Пока он плел мне все это, я читал принесенный им коротенький рассказик и тоскливо думал: «Бог ты мой! Какой роман! Да ведь он двух слов связать не умеет. Как говорил в таких случаях мой друг Поженян — ни складу, ни ладу, поцелуй кошку в трамвае».
В общем, никаких литературных перспектив для этого милого парня я в том прочитанном мною его рассказе не углядел. (Забегая слегка вперед, должен признать, что ошибся: это был будущий Юлиан Семенов.)
Он легко и свободно болтал о своих литературных симпатиях и вкусах, сыпал именами знаменитых западных писателей. Мелькали там и Олдингтон, и Хаксли, и Скотт Фицджеральд, и Дос Пасос. Несколько раз промелькнуло, конечно, и имя папы-Хэма.
Слушал я все это вполуха. Но вдруг сделал стойку.
— Я только что прочел «По ком звонит колокол», — небрежно сказал он.
Я задрожал.
О романе этом я только слышал (от друзей, читавших его по-английски). О том, что уже существует русский его перевод, я, кажется, даже не подозревал. А он вроде сказал, что прочел его по-русски.

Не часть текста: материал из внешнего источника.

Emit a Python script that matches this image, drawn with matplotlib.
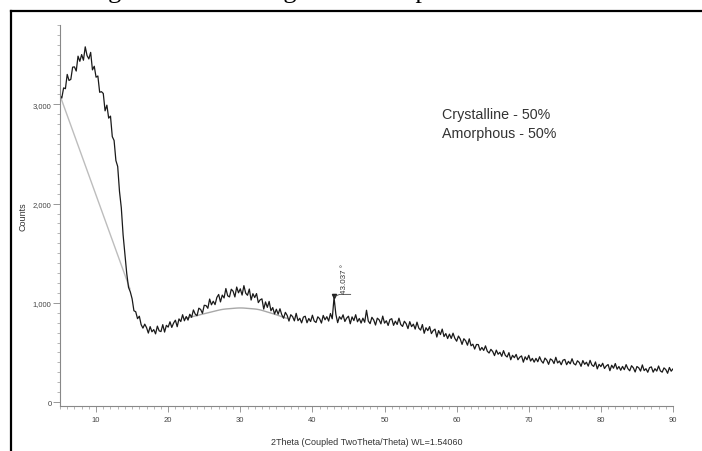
import numpy as np
import matplotlib
matplotlib.use("Agg")
import matplotlib.pyplot as plt
from matplotlib.lines import Line2D

# ---- data, 2theta step 0.25 deg ----
two_theta_start = 5.0
two_theta_step = 0.25
counts_05_15 = [3090, 3064, 3166, 3158, 3302, 3241, 3252, 3375, 3378, 3336, 3486, 3434,
                3502, 3445, 3580, 3492, 3458, 3524, 3348, 3384, 3274, 3286, 3122, 3128,
                3110, 2935, 2992, 2861, 2882, 2675, 2636, 2434, 2374, 2122, 1958, 1684,
                1486, 1298, 1156, 1110]
counts_15_25 = [1040, 920, 910, 840, 865, 780, 745, 785, 750, 695, 760, 708,
                730, 687, 765, 717, 710, 780, 705, 773, 755, 809, 752, 796,
                825, 759, 838, 811, 880, 819, 862, 826, 885, 854, 928, 886,
                870, 946, 933, 894]
counts_25_35 = [975, 972, 945, 1038, 980, 1016, 982, 1054, 1084, 1009, 1078, 1049,
                1144, 1071, 1059, 1137, 1117, 1059, 1159, 1101, 1141, 1078, 1173, 1097,
                1076, 1139, 1028, 1092, 1053, 1093, 1002, 1030, 1040, 937, 1009, 954,
                1014, 920, 952, 888]
counts_35_45 = [935, 885, 940, 880, 845, 904, 873, 816, 880, 861, 818, 894,
                820, 844, 798, 856, 865, 799, 842, 811, 875, 816, 802, 859,
                840, 796, 873, 829, 860, 816, 892, 839, 1055, 885, 800, 860,
                835, 879, 812, 846]
counts_45_55 = [865, 789, 858, 821, 880, 809, 842, 796, 845, 804, 925, 816,
                790, 854, 827, 776, 845, 829, 788, 866, 795, 819, 772, 831,
                840, 773, 815, 782, 845, 781, 762, 814, 790, 740, 810, 760,
                785, 735, 805, 745]
counts_55_65 = [725, 781, 693, 749, 720, 760, 690, 720, 735, 655, 720, 680,
                735, 660, 690, 640, 684, 641, 694, 642, 613, 665, 635, 581,
                638, 617, 573, 637, 567, 583, 534, 580, 579, 521, 550, 520,
                566, 512, 494, 531]
counts_65_75 = [509, 468, 523, 482, 501, 461, 518, 470, 454, 498, 426, 471,
                447, 480, 426, 452, 465, 402, 456, 426, 471, 413, 440, 402,
                440, 406, 456, 414, 392, 443, 422, 380, 435, 422, 388, 451,
                394, 413, 376, 422]
counts_75_90 = [429, 376, 410, 385, 436, 387, 374, 416, 399, 360, 418, 380,
                401, 362, 420, 374, 359, 404, 334, 380, 357, 391, 338, 364,
                378, 316, 371, 341, 388, 331, 358, 320, 359, 326, 377, 336,
                315, 366, 345, 303, 358, 345, 312, 374, 317, 336, 300, 347,
                354, 301, 336, 312, 363, 314, 301, 344, 327, 290, 348, 311,
                334]

# background (grey) lines
bg_line_x = [5.0, 14.7]
bg_line_y = [3090, 1140]
hump_x = [22.5, 25.0, 27.5, 30.0, 32.5, 35.0, 36.5]
hump_y = [845, 890, 935, 950, 935, 880, 840]

peak_pos = 43.037
peak_top = 1065
peak_label = "43.037 °"
xticks = [10, 20, 30, 40, 50, 60, 70, 80, 90]
yticks = [0, 1000, 2000, 3000]
ytick_labels = ["0", "1,000", "2,000", "3,000"]
note_text = "Crystalline - 50%\nAmorphous - 50%"
caption = "Figure 2: XRD diagram of sample"

counts = (counts_05_15 + counts_15_25 + counts_25_35 + counts_35_45 +
          counts_45_55 + counts_55_65 + counts_65_75 + counts_75_90)
two_theta = two_theta_start + two_theta_step * np.arange(len(counts))

# ---- figure ----
W, H = 702, 452
fig = plt.figure(figsize=(W / 100, H / 100), dpi=100)
plt.rcParams['font.family'] = ['Liberation Sans', 'DejaVu Sans']

x0, x1 = 60, 673
ytop, ybot = 26, 407
ax = fig.add_axes([x0 / W, 1 - ybot / H, (x1 - x0) / W, (ybot - ytop) / H])
ax.set_xlim(5, 90)
ax.set_ylim(-40, 3800)

ax.plot(bg_line_x, bg_line_y, color='#bdbdbd', lw=1.0, zorder=1)
# smooth hump through read points
hx = np.linspace(hump_x[0], hump_x[-1], 100)
hy = np.interp(hx, hump_x, hump_y)
k = np.ones(9) / 9
hy_s = np.convolve(np.pad(hy, 4, mode='edge'), k, mode='valid')
ax.plot(hx, hy_s, color='#a8a8a8', lw=1.0, zorder=1)

ax.plot(two_theta, counts, color='#1a1a1a', lw=0.9, zorder=2)

# peak annotation
ax.plot([peak_pos], [peak_top], marker='v', color='#222222', ms=3, zorder=3)
ax.plot([peak_pos, 43.8, 45.3], [peak_top, 1085, 1085], color='#444444', lw=0.6, zorder=3)
ax.text(44.4, 1095, peak_label, rotation=90, ha='center', va='bottom',
        fontsize=5.8, color='#333333')

ax.text(58.0, 2975, note_text, ha='left', va='top', fontsize=10.3,
        color='#333333', linespacing=1.45)

# axes styling
for s in ['top', 'right']:
    ax.spines[s].set_visible(False)
for s in ['left', 'bottom']:
    ax.spines[s].set_color('#888888')
    ax.spines[s].set_linewidth(0.8)
ax.set_xticks(xticks)
ax.set_xticks(np.arange(5, 91, 1), minor=True)
ax.set_yticks(yticks)
ax.set_yticklabels(ytick_labels)
ax.set_yticks(np.arange(0, 3801, 100), minor=True)
ax.tick_params(axis='both', which='major', labelsize=5.5, labelcolor='#444444',
               color='#888888', length=4, width=0.6, direction='out')
ax.tick_params(axis='both', which='minor', color='#999999', length=2, width=0.5,
               direction='out')
ax.tick_params(axis='y', which='major', length=5, pad=1)
ax.tick_params(axis='x', which='major', pad=3)

ax.set_xlabel("2Theta (Coupled TwoTheta/Theta) WL=1.54060", fontsize=6.5,
              color='#333333', labelpad=10)
ax.set_ylabel("Counts", fontsize=6.5, color='#333333', labelpad=4)

# frame lines of the document
fig.add_artist(Line2D([11 / W, 1.0], [1 - 12 / H, 1 - 12 / H], color='black', lw=1.6))
fig.add_artist(Line2D([11 / W, 11 / W], [1 - 12 / H, 0.0], color='black', lw=1.6))

# caption cut off at top (only descenders visible, as in the reference)
fig.text(86 / W, 1 + 1.5 / H, caption, ha='left', va='baseline', fontsize=19,
         family=['Liberation Serif', 'DejaVu Serif'], color='black')

fig.savefig("out.png", dpi=100)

В общем, слово за слово, выяснилось, что у него есть машинопись русского перевода этого романа, и он — ну конечно, что за вопрос! — может дать мне его почитать. К сожалению, ненадолго. На неделю? О’кей, на неделю. Но это — максимальный срок.

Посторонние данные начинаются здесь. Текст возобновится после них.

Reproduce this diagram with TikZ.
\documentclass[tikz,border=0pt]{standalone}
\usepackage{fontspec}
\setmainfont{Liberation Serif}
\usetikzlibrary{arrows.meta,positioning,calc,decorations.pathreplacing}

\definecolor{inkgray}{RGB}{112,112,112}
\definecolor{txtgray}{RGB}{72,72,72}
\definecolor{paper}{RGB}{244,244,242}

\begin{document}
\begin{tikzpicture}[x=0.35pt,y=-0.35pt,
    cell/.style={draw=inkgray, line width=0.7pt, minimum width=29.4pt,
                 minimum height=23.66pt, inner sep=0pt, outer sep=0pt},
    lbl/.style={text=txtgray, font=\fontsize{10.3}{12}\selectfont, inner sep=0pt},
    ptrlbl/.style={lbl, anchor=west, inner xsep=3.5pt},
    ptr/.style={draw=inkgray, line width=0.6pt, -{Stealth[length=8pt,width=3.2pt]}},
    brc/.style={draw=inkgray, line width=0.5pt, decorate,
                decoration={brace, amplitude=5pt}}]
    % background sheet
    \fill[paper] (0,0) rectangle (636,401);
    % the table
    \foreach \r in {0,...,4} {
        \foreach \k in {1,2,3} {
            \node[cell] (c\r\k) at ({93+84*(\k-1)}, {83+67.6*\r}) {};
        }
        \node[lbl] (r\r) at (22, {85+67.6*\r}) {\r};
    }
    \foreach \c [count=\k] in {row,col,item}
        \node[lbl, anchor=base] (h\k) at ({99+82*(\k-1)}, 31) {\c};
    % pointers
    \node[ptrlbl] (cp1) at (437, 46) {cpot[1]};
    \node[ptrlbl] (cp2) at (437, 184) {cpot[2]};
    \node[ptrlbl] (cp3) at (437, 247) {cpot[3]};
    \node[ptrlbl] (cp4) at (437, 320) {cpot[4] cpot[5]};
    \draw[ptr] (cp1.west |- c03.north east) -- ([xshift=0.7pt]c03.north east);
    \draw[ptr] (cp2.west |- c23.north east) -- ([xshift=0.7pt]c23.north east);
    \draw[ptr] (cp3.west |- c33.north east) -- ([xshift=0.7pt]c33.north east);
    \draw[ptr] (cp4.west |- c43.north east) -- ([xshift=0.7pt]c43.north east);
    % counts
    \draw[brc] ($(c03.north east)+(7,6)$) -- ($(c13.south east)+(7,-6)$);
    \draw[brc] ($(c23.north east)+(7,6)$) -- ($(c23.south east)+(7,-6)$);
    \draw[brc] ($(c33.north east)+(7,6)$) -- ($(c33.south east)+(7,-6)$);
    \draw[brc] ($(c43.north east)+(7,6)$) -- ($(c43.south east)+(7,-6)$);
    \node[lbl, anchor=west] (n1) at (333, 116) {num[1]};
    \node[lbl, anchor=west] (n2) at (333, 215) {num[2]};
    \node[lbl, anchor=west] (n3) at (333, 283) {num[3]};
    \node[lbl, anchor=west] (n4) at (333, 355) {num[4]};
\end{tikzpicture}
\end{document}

К этому нашему разговору с интересом прислушивалась моя коллега Джана Манучарова, и когда будущий Юлиан Семенов нас покинул, мы с ней быстро договорились, что если всё это не окажется пустым трёпом, читать «По ком звонит колокол» мы с ней будем, конечно, вместе.
Будущий Юлиан Семенов трепачом не был. На другой же день он принес нам толстенную папку с хемингуэевским романом, и, оставшись после работы в редакции, мы с Джаной приступили к чтению. Точь-в-точь как Эренбург с Лапиным: передавая друг другу очередную прочитанную страницу.
Но очень скоро выяснилось, что так у нас дело не пойдет. Джану дома ждал муж и любимый пёс: скотч-терьер Томка. Меня — ревновавшая меня к Джане (как, впрочем, ко всей женской половине человечества) жена.
И тут остроумная Джана нашла гениальный выход. Давай, сказала она, скинемся и отдадим рукопись машинистке. За неделю она его нам перестукает. Нет? Ну, значит, надо найти двух машинисток.